-- START Data --

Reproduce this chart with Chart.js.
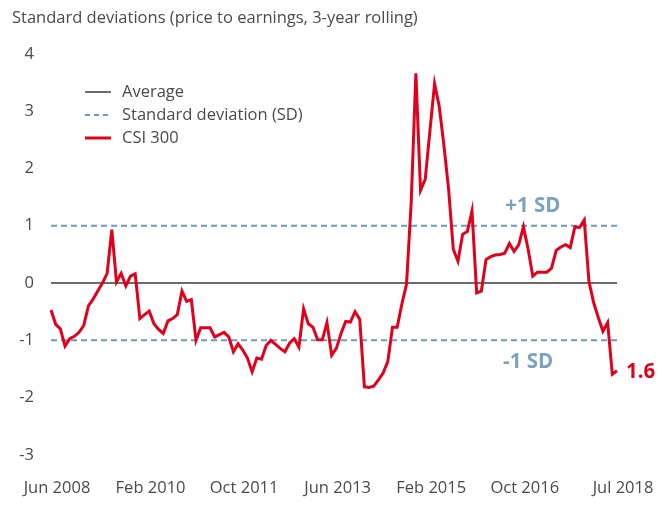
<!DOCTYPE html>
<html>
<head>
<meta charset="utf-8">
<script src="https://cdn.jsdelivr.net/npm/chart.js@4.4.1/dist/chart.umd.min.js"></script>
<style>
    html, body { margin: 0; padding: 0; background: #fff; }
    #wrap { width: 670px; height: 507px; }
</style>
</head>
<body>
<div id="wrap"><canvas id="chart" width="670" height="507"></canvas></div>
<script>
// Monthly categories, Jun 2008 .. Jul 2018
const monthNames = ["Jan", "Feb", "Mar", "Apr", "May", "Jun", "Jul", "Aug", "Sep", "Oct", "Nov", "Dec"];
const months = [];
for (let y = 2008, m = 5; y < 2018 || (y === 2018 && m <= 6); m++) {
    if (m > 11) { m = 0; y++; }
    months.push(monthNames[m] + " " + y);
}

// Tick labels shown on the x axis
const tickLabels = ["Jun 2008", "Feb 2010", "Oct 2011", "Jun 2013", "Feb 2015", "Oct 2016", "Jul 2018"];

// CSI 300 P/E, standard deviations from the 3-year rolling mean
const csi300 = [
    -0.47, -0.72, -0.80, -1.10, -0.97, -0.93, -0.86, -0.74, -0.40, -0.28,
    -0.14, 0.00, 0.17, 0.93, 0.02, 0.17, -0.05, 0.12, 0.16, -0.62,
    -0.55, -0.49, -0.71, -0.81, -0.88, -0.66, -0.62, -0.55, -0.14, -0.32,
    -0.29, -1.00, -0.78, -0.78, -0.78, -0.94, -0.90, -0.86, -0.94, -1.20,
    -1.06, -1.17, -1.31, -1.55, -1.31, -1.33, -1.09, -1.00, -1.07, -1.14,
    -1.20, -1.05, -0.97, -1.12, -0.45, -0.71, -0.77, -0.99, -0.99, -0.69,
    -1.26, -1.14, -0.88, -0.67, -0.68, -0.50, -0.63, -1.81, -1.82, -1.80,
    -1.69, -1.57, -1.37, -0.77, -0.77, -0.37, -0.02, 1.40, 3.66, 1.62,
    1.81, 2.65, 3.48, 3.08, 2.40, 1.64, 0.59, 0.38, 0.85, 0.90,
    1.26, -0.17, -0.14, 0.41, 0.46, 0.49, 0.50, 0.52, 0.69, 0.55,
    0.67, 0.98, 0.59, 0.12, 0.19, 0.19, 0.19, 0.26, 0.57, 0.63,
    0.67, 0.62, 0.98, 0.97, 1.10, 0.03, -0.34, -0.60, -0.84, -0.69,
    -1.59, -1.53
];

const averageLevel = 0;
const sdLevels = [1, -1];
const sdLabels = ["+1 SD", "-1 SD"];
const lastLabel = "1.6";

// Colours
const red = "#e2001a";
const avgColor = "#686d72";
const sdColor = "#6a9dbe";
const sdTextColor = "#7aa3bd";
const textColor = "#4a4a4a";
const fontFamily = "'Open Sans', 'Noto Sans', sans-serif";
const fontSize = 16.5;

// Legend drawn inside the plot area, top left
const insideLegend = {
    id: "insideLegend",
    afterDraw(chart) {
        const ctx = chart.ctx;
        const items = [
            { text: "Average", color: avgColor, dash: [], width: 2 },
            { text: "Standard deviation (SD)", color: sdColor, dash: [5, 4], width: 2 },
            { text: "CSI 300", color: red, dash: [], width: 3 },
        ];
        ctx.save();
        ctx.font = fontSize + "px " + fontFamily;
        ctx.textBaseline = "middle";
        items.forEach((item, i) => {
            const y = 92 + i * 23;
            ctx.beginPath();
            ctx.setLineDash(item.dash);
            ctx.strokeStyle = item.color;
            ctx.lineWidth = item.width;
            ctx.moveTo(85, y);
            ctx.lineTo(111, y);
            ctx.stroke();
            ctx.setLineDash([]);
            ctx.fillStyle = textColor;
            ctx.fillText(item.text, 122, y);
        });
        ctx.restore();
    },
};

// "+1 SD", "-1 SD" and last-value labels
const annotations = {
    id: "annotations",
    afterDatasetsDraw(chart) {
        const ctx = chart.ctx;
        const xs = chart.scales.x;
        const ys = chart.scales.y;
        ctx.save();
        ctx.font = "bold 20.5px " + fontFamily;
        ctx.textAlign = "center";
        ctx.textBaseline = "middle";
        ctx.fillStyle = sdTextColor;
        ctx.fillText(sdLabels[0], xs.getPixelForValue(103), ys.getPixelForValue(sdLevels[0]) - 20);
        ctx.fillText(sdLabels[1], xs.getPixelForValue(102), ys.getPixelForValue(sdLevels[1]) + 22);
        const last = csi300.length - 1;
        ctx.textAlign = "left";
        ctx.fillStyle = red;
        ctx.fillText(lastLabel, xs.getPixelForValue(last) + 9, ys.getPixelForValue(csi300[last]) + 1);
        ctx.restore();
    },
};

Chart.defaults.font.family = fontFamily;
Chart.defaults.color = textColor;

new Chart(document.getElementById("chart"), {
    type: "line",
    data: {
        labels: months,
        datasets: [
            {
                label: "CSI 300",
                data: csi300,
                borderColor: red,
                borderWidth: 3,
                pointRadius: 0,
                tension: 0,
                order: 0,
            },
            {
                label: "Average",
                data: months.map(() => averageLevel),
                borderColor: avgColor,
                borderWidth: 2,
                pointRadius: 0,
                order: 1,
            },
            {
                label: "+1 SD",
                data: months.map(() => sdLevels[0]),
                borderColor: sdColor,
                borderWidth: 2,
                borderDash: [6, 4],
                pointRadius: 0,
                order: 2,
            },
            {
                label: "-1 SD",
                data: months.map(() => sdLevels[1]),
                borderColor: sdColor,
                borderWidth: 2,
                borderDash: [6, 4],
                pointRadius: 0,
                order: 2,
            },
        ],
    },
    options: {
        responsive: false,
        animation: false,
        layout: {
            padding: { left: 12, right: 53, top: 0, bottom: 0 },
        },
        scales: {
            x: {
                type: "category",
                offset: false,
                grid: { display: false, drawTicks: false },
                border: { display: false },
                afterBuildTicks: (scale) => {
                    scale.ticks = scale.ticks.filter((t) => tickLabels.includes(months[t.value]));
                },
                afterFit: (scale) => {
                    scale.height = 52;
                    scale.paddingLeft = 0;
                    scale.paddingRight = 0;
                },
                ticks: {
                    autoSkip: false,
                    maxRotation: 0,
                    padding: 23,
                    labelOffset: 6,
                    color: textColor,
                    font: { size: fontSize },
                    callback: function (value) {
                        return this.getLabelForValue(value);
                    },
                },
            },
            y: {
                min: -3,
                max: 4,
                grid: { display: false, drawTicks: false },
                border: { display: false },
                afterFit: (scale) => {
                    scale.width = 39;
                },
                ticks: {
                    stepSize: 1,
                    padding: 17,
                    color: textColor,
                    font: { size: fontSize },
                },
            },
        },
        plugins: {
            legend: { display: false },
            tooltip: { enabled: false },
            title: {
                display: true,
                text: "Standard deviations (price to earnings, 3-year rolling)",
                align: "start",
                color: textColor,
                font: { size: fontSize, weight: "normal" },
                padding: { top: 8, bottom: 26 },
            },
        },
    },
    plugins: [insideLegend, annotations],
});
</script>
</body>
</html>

-- END Data --

**Requirements**
Using the material above, return every line exactly as it appears, minus the pictures.

**Task output**
Reproduce this chart with Chart.js.
<!DOCTYPE html>
<html>
<head>
<meta charset="utf-8">
<script src="https://cdn.jsdelivr.net/npm/chart.js@4.4.1/dist/chart.umd.min.js"></script>
<style>
    html, body { margin: 0; padding: 0; background: #fff; }
    #wrap { width: 670px; height: 507px; }
</style>
</head>
<body>
<div id="wrap"><canvas id="chart" width="670" height="507"></canvas></div>
<script>
// Monthly categories, Jun 2008 .. Jul 2018
const monthNames = ["Jan", "Feb", "Mar", "Apr", "May", "Jun", "Jul", "Aug", "Sep", "Oct", "Nov", "Dec"];
const months = [];
for (let y = 2008, m = 5; y < 2018 || (y === 2018 && m <= 6); m++) {
    if (m > 11) { m = 0; y++; }
    months.push(monthNames[m] + " " + y);
}

// Tick labels shown on the x axis
const tickLabels = ["Jun 2008", "Feb 2010", "Oct 2011", "Jun 2013", "Feb 2015", "Oct 2016", "Jul 2018"];

// CSI 300 P/E, standard deviations from the 3-year rolling mean
const csi300 = [
    -0.47, -0.72, -0.80, -1.10, -0.97, -0.93, -0.86, -0.74, -0.40, -0.28,
    -0.14, 0.00, 0.17, 0.93, 0.02, 0.17, -0.05, 0.12, 0.16, -0.62,
    -0.55, -0.49, -0.71, -0.81, -0.88, -0.66, -0.62, -0.55, -0.14, -0.32,
    -0.29, -1.00, -0.78, -0.78, -0.78, -0.94, -0.90, -0.86, -0.94, -1.20,
    -1.06, -1.17, -1.31, -1.55, -1.31, -1.33, -1.09, -1.00, -1.07, -1.14,
    -1.20, -1.05, -0.97, -1.12, -0.45, -0.71, -0.77, -0.99, -0.99, -0.69,
    -1.26, -1.14, -0.88, -0.67, -0.68, -0.50, -0.63, -1.81, -1.82, -1.80,
    -1.69, -1.57, -1.37, -0.77, -0.77, -0.37, -0.02, 1.40, 3.66, 1.62,
    1.81, 2.65, 3.48, 3.08, 2.40, 1.64, 0.59, 0.38, 0.85, 0.90,
    1.26, -0.17, -0.14, 0.41, 0.46, 0.49, 0.50, 0.52, 0.69, 0.55,
    0.67, 0.98, 0.59, 0.12, 0.19, 0.19, 0.19, 0.26, 0.57, 0.63,
    0.67, 0.62, 0.98, 0.97, 1.10, 0.03, -0.34, -0.60, -0.84, -0.69,
    -1.59, -1.53
];

const averageLevel = 0;
const sdLevels = [1, -1];
const sdLabels = ["+1 SD", "-1 SD"];
const lastLabel = "1.6";

// Colours
const red = "#e2001a";
const avgColor = "#686d72";
const sdColor = "#6a9dbe";
const sdTextColor = "#7aa3bd";
const textColor = "#4a4a4a";
const fontFamily = "'Open Sans', 'Noto Sans', sans-serif";
const fontSize = 16.5;

// Legend drawn inside the plot area, top left
const insideLegend = {
    id: "insideLegend",
    afterDraw(chart) {
        const ctx = chart.ctx;
        const items = [
            { text: "Average", color: avgColor, dash: [], width: 2 },
            { text: "Standard deviation (SD)", color: sdColor, dash: [5, 4], width: 2 },
            { text: "CSI 300", color: red, dash: [], width: 3 },
        ];
        ctx.save();
        ctx.font = fontSize + "px " + fontFamily;
        ctx.textBaseline = "middle";
        items.forEach((item, i) => {
            const y = 92 + i * 23;
            ctx.beginPath();
            ctx.setLineDash(item.dash);
            ctx.strokeStyle = item.color;
            ctx.lineWidth = item.width;
            ctx.moveTo(85, y);
            ctx.lineTo(111, y);
            ctx.stroke();
            ctx.setLineDash([]);
            ctx.fillStyle = textColor;
            ctx.fillText(item.text, 122, y);
        });
        ctx.restore();
    },
};

// "+1 SD", "-1 SD" and last-value labels
const annotations = {
    id: "annotations",
    afterDatasetsDraw(chart) {
        const ctx = chart.ctx;
        const xs = chart.scales.x;
        const ys = chart.scales.y;
        ctx.save();
        ctx.font = "bold 20.5px " + fontFamily;
        ctx.textAlign = "center";
        ctx.textBaseline = "middle";
        ctx.fillStyle = sdTextColor;
        ctx.fillText(sdLabels[0], xs.getPixelForValue(103), ys.getPixelForValue(sdLevels[0]) - 20);
        ctx.fillText(sdLabels[1], xs.getPixelForValue(102), ys.getPixelForValue(sdLevels[1]) + 22);
        const last = csi300.length - 1;
        ctx.textAlign = "left";
        ctx.fillStyle = red;
        ctx.fillText(lastLabel, xs.getPixelForValue(last) + 9, ys.getPixelForValue(csi300[last]) + 1);
        ctx.restore();
    },
};

Chart.defaults.font.family = fontFamily;
Chart.defaults.color = textColor;

new Chart(document.getElementById("chart"), {
    type: "line",
    data: {
        labels: months,
        datasets: [
            {
                label: "CSI 300",
                data: csi300,
                borderColor: red,
                borderWidth: 3,
                pointRadius: 0,
                tension: 0,
                order: 0,
            },
            {
                label: "Average",
                data: months.map(() => averageLevel),
                borderColor: avgColor,
                borderWidth: 2,
                pointRadius: 0,
                order: 1,
            },
            {
                label: "+1 SD",
                data: months.map(() => sdLevels[0]),
                borderColor: sdColor,
                borderWidth: 2,
                borderDash: [6, 4],
                pointRadius: 0,
                order: 2,
            },
            {
                label: "-1 SD",
                data: months.map(() => sdLevels[1]),
                borderColor: sdColor,
                borderWidth: 2,
                borderDash: [6, 4],
                pointRadius: 0,
                order: 2,
            },
        ],
    },
    options: {
        responsive: false,
        animation: false,
        layout: {
            padding: { left: 12, right: 53, top: 0, bottom: 0 },
        },
        scales: {
            x: {
                type: "category",
                offset: false,
                grid: { display: false, drawTicks: false },
                border: { display: false },
                afterBuildTicks: (scale) => {
                    scale.ticks = scale.ticks.filter((t) => tickLabels.includes(months[t.value]));
                },
                afterFit: (scale) => {
                    scale.height = 52;
                    scale.paddingLeft = 0;
                    scale.paddingRight = 0;
                },
                ticks: {
                    autoSkip: false,
                    maxRotation: 0,
                    padding: 23,
                    labelOffset: 6,
                    color: textColor,
                    font: { size: fontSize },
                    callback: function (value) {
                        return this.getLabelForValue(value);
                    },
                },
            },
            y: {
                min: -3,
                max: 4,
                grid: { display: false, drawTicks: false },
                border: { display: false },
                afterFit: (scale) => {
                    scale.width = 39;
                },
                ticks: {
                    stepSize: 1,
                    padding: 17,
                    color: textColor,
                    font: { size: fontSize },
                },
            },
        },
        plugins: {
            legend: { display: false },
            tooltip: { enabled: false },
            title: {
                display: true,
                text: "Standard deviations (price to earnings, 3-year rolling)",
                align: "start",
                color: textColor,
                font: { size: fontSize, weight: "normal" },
                padding: { top: 8, bottom: 26 },
            },
        },
    },
    plugins: [insideLegend, annotations],
});
</script>
</body>
</html>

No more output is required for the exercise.